### What you will do
Copy out exactly the lines from the one holding "Convert this chart to Chart.js code." through the one holding "180, 200, 0.1)'];", ends included; omit images.

Start of Dataset extract

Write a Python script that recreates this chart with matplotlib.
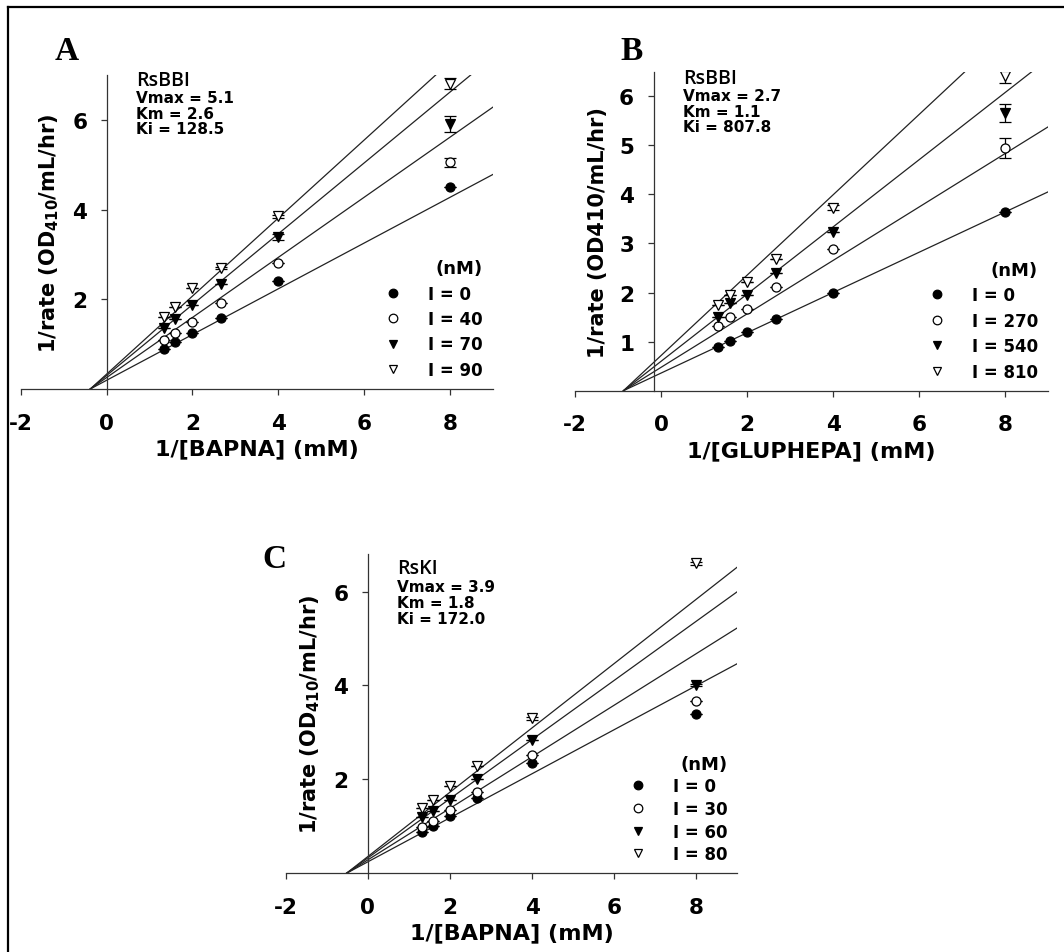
import numpy as np
import matplotlib
matplotlib.use("Agg")
import matplotlib.pyplot as plt
from matplotlib.lines import Line2D

plt.rcParams['font.family'] = ['DejaVu Sans']
plt.rcParams['font.weight'] = 'bold'
plt.rcParams['axes.labelweight'] = 'bold'
plt.rcParams['mathtext.default'] = 'bf'
plt.rcParams['axes.unicode_minus'] = False

# 1/[substrate] values (mM^-1)
inv_s = [1.33, 1.6, 2.0, 2.67, 4.0, 8.0]

# Panel A - RsBBI vs BAPNA
a_labels = ["I = 0", "I = 40", "I = 70", "I = 90"]
a_i0 = [0.89, 1.04, 1.24, 1.59, 2.41, 4.50]
a_i40 = [1.10, 1.24, 1.50, 1.91, 2.81, 5.06]
a_i70 = [1.37, 1.56, 1.87, 2.35, 3.39, 5.91]
a_i90 = [1.61, 1.82, 2.26, 2.70, 3.85, 6.81]
a_err = [[0, 0, 0, 0, 0, 0],
         [0, 0, 0, 0, 0, 0.10],
         [0, 0, 0, 0, 0.06, 0.18],
         [0, 0, 0, 0.03, 0.04, 0.13]]
a_slope = [0.51, 0.67, 0.79, 0.87]
a_xint = -0.38
a_info = ["Vmax = 5.1", "Km = 2.6", "Ki = 128.5"]

# Panel B - RsBBI vs GLUPHEPA
b_labels = ["I = 0", "I = 270", "I = 540", "I = 810"]
b_i0 = [0.90, 1.02, 1.19, 1.47, 1.99, 3.65]
b_i270 = [1.31, 1.50, 1.67, 2.12, 2.88, 4.95]
b_i540 = [1.51, 1.78, 1.95, 2.39, 3.24, 5.66]
b_i810 = [1.74, 1.95, 2.22, 2.69, 3.73, 6.42]
b_err = [[0, 0, 0, 0, 0, 0],
         [0, 0, 0, 0, 0, 0.20],
         [0, 0, 0, 0, 0, 0.18],
         [0, 0, 0, 0, 0.05, 0.15]]
b_slope = [0.41, 0.544, 0.684, 0.818]
b_xint = -0.88
b_info = ["Vmax = 2.7", "Km = 1.1", "Ki = 807.8"]

# Panel C - RsKI vs BAPNA
c_labels = ["I = 0", "I = 30", "I = 60", "I = 80"]
c_i0 = [0.89, 1.01, 1.23, 1.60, 2.34, 3.40]
c_i30 = [0.98, 1.12, 1.35, 1.74, 2.53, 3.67]
c_i60 = [1.19, 1.33, 1.57, 2.01, 2.84, 4.01]
c_i80 = [1.39, 1.57, 1.85, 2.28, 3.30, 6.60]
c_err = [[0, 0, 0, 0, 0, 0],
         [0, 0, 0, 0, 0, 0],
         [0, 0, 0, 0, 0, 0.03],
         [0, 0, 0, 0, 0.03, 0.03]]
c_slope = [0.469, 0.549, 0.630, 0.685]
c_xint = -0.52
c_info = ["Vmax = 3.9", "Km = 1.8", "Ki = 172.0"]

markers = [("o", "black"), ("o", "white"), ("v", "black"), ("v", "white")]
W, H = 1064, 953


def px_axes(fig, x_left, x_right, y_top, y_bottom):
    # axes box from pixel corners (top-left origin)
    return fig.add_axes([x_left / W, 1 - y_bottom / H,
                         (x_right - x_left) / W, (y_bottom - y_top) / H])


def lineweaver(ax, series, errs, slopes, xint, labels, ylim, yticks,
               yspine, xlabel, ylabel, name, info, txt_x, txt_y, dy, lspace):
    for k, ys in enumerate(series):
        ax.axline((xint, 0), slope=slopes[k], color="#222222", lw=0.9, zorder=1)
        ax.errorbar(inv_s, ys, yerr=errs[k], fmt="none", ecolor="black",
                    elinewidth=0.9, capsize=4, capthick=0.9, zorder=2)
        m, fc = markers[k]
        ax.plot(inv_s, ys, linestyle="none", marker=m, ms=6.5, mfc=fc,
                mec="black", mew=0.9, label=labels[k], zorder=3)

    ax.set_xlim(-2, 9)
    ax.set_ylim(*ylim)
    ax.set_xticks([-2, 0, 2, 4, 6, 8])
    ax.set_yticks(yticks)
    for s in ["top", "right"]:
        ax.spines[s].set_visible(False)
    ax.spines["left"].set_position(("data", yspine))
    ax.spines["bottom"].set_position(("data", 0))
    for s in ["left", "bottom"]:
        ax.spines[s].set_linewidth(0.9)
        ax.spines[s].set_color("#333333")
    ax.patch.set_alpha(0)
    ax.tick_params(axis="both", direction="out", length=4, width=0.9,
                   labelsize=15.5, color="#333333")
    ax.tick_params(axis="y", pad=10)
    ax.tick_params(axis="x", pad=13)
    ax.set_xlabel(xlabel, fontsize=16, fontweight="bold", labelpad=4)
    ax.set_ylabel(ylabel, fontsize=15, fontweight="bold", labelpad=8)

    ax.text(txt_x, txt_y, name, fontsize=14, family=["Open Sans", "DejaVu Sans"],
            fontweight="semibold", va="baseline")
    for j, line in enumerate(info):
        ax.text(txt_x, txt_y - dy * (j + 1.15), line, fontsize=11,
                va="baseline")

    leg = ax.legend(loc="lower right", frameon=False, fontsize=12,
                    title="(nM)", title_fontproperties={"size": 13, "weight": "bold"},
                    alignment="right", handlelength=1.0, handletextpad=1.6,
                    labelspacing=lspace, borderaxespad=0.2, markerscale=0.95)
    return leg


fig = plt.figure(figsize=(W / 100, H / 100), dpi=100)

ax_a = px_axes(fig, 20.7, 493, 76, 390)
lineweaver(ax_a, [a_i0, a_i40, a_i70, a_i90], a_err, a_slope, a_xint, a_labels,
           (0, 7), [2, 4, 6], 0, "1/[BAPNA] (mM)", r"1/rate (OD$_{410}$/mL/hr)",
           "RsBBI", a_info, 0.68, 6.78, 0.34, 0.45)

ax_b = px_axes(fig, 575.3, 1048, 72.7, 391.7)
lineweaver(ax_b, [b_i0, b_i270, b_i540, b_i810], b_err, b_slope, b_xint, b_labels,
           (0, 6.5), [1, 2, 3, 4, 5, 6], -0.18, "1/[GLUPHEPA] (mM)",
           "1/rate (OD410/mL/hr)", "RsBBI", b_info, 0.5, 6.27, 0.31, 0.45)

ax_c = px_axes(fig, 285.7, 737.3, 555, 874.3)
lineweaver(ax_c, [c_i0, c_i30, c_i60, c_i80], c_err, c_slope, c_xint, c_labels,
           (0, 6.8), [2, 4, 6], 0, "1/[BAPNA] (mM)", r"1/rate (OD$_{410}$/mL/hr)",
           "RsKI", c_info, 0.72, 6.40, 0.34, 0.28)

# panel letters
for lx, ly, letter in [(67, 60, "A"), (632, 60, "B"), (274, 568, "C")]:
    fig.text(lx / W, 1 - ly / H, letter, fontsize=24, fontweight="bold",
             family=["Liberation Serif", "DejaVu Serif"], ha="center", va="baseline")

# outer frame (left and top edges)
fig.add_artist(Line2D([7.5 / W, 7.5 / W], [0, 1 - 7.5 / H], transform=fig.transFigure,
                      color="black", lw=1.6))
fig.add_artist(Line2D([7.5 / W, 1], [1 - 7.5 / H, 1 - 7.5 / H], transform=fig.transFigure,
                      color="black", lw=1.6))

fig.savefig("out.png", dpi=100)
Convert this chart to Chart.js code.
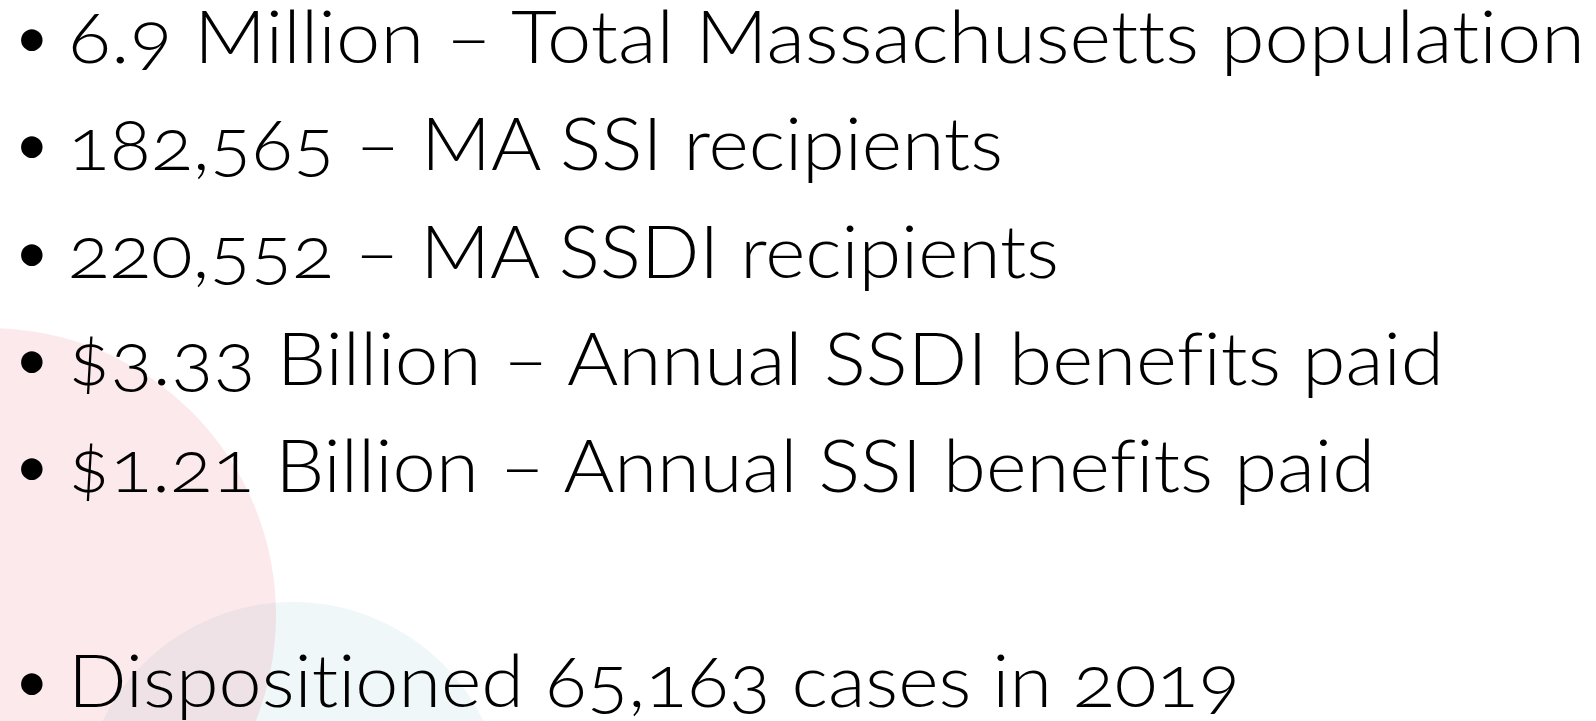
<!DOCTYPE html>
<html>
<head>
<meta charset="utf-8">
<script src="https://cdn.jsdelivr.net/npm/chart.js@4.4.1/dist/chart.umd.min.js"></script>
<style>
  html, body { margin: 0; padding: 0; background: #fff; }
  #wrap { position: relative; width: 1596px; height: 721px; overflow: hidden; }
  #decor { position: absolute; left: 0; top: 0; }
  #facts { position: absolute; left: 0; top: -18px; width: 1596px; margin: 0; padding: 0; list-style: none;
           font-family: Lato, "Open Sans", sans-serif; font-weight: 300; font-size: 73px;
           font-variant-ligatures: none; font-variant-numeric: oldstyle-nums;
           line-height: 107.3px; color: #000; }
  #facts li { position: relative; height: 107.3px; white-space: nowrap; }
  #facts .dot { position: absolute; left: 15px; font-size: 58px; font-weight: 400; }
  #facts .txt { position: absolute; left: 68px; transform-origin: 0 50%; }
</style>
</head>
<body>
<div id="wrap">
  <canvas id="decor" width="1596" height="721"></canvas>
  <ul id="facts"></ul>
</div>
<script>
// slide bullets: figure + what it counts (empty entry = blank line)
const figures = ['6.9 Million', '182,565', '220,552', '$3.33 Billion', '$1.21 Billion', '', 'Dispositioned 65,163'];
const captions = ['Total Massachusetts population', 'MA SSI recipients', 'MA SSDI recipients',
                  'Annual SSDI benefits paid', 'Annual SSI benefits paid', '', 'cases in 2019'];

// background circles (centre x, centre y, radius in px)
const circleX = [-11, 293];
const circleY = [615, 814];
const circleR = [287, 212];
const circleColors = ['rgba(230, 70, 100, 0.12)', 'rgba(100, 180, 200, 0.1)'];

// where each line of text ends on the slide (layout only)
const lineEnds = [1585, 1003, 1059, 1444, 1375, 0, 1240];
const textLeft = 68;

const lines = figures.map((f, i) => {
    if (!f) return '';
    return i === 6 ? `${f} ${captions[i]}` : `${f} \u2013 ${captions[i]}`;
});

// Bullet list
const list = document.getElementById('facts');
lines.forEach((t, i) => {
    const li = document.createElement('li');
    list.appendChild(li);
    if (!t) return;
    li.innerHTML = '<span class="dot">\u2022</span><span class="txt"></span>';
    const span = li.querySelector('.txt');
    span.textContent = t;
    // stretch glyphs a little so the line is as wide as on the slide
    const w = span.getBoundingClientRect().width;
    span.style.transform = `scaleX(${(lineEnds[i] - textLeft) / w})`;
});

// Circles
const ctx = document.getElementById('decor').getContext('2d');
new Chart(ctx, {
    type: 'bubble',
    data: {
        datasets: circleX.map((x, i) => ({
            data: [{ x: x, y: circleY[i], r: circleR[i] }],
            backgroundColor: circleColors[i],
            borderWidth: 0,
            clip: false
        }))
    },
    options: {
        responsive: false,
        animation: false,
        layout: { padding: 0, autoPadding: false },
        plugins: { legend: { display: false }, tooltip: { enabled: false } },
        scales: {
            x: { type: 'linear', display: false, min: 0, max: 1596 },
            y: { type: 'linear', display: false, min: 0, max: 721, reverse: true }
        }
    }
});
</script>
</body>
</html>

End of Dataset extract

### Full output
Convert this chart to Chart.js code.
<!DOCTYPE html>
<html>
<head>
<meta charset="utf-8">
<script src="https://cdn.jsdelivr.net/npm/chart.js@4.4.1/dist/chart.umd.min.js"></script>
<style>
  html, body { margin: 0; padding: 0; background: #fff; }
  #wrap { position: relative; width: 1596px; height: 721px; overflow: hidden; }
  #decor { position: absolute; left: 0; top: 0; }
  #facts { position: absolute; left: 0; top: -18px; width: 1596px; margin: 0; padding: 0; list-style: none;
           font-family: Lato, "Open Sans", sans-serif; font-weight: 300; font-size: 73px;
           font-variant-ligatures: none; font-variant-numeric: oldstyle-nums;
           line-height: 107.3px; color: #000; }
  #facts li { position: relative; height: 107.3px; white-space: nowrap; }
  #facts .dot { position: absolute; left: 15px; font-size: 58px; font-weight: 400; }
  #facts .txt { position: absolute; left: 68px; transform-origin: 0 50%; }
</style>
</head>
<body>
<div id="wrap">
  <canvas id="decor" width="1596" height="721"></canvas>
  <ul id="facts"></ul>
</div>
<script>
// slide bullets: figure + what it counts (empty entry = blank line)
const figures = ['6.9 Million', '182,565', '220,552', '$3.33 Billion', '$1.21 Billion', '', 'Dispositioned 65,163'];
const captions = ['Total Massachusetts population', 'MA SSI recipients', 'MA SSDI recipients',
                  'Annual SSDI benefits paid', 'Annual SSI benefits paid', '', 'cases in 2019'];

// background circles (centre x, centre y, radius in px)
const circleX = [-11, 293];
const circleY = [615, 814];
const circleR = [287, 212];
const circleColors = ['rgba(230, 70, 100, 0.12)', 'rgba(100, 180, 200, 0.1)'];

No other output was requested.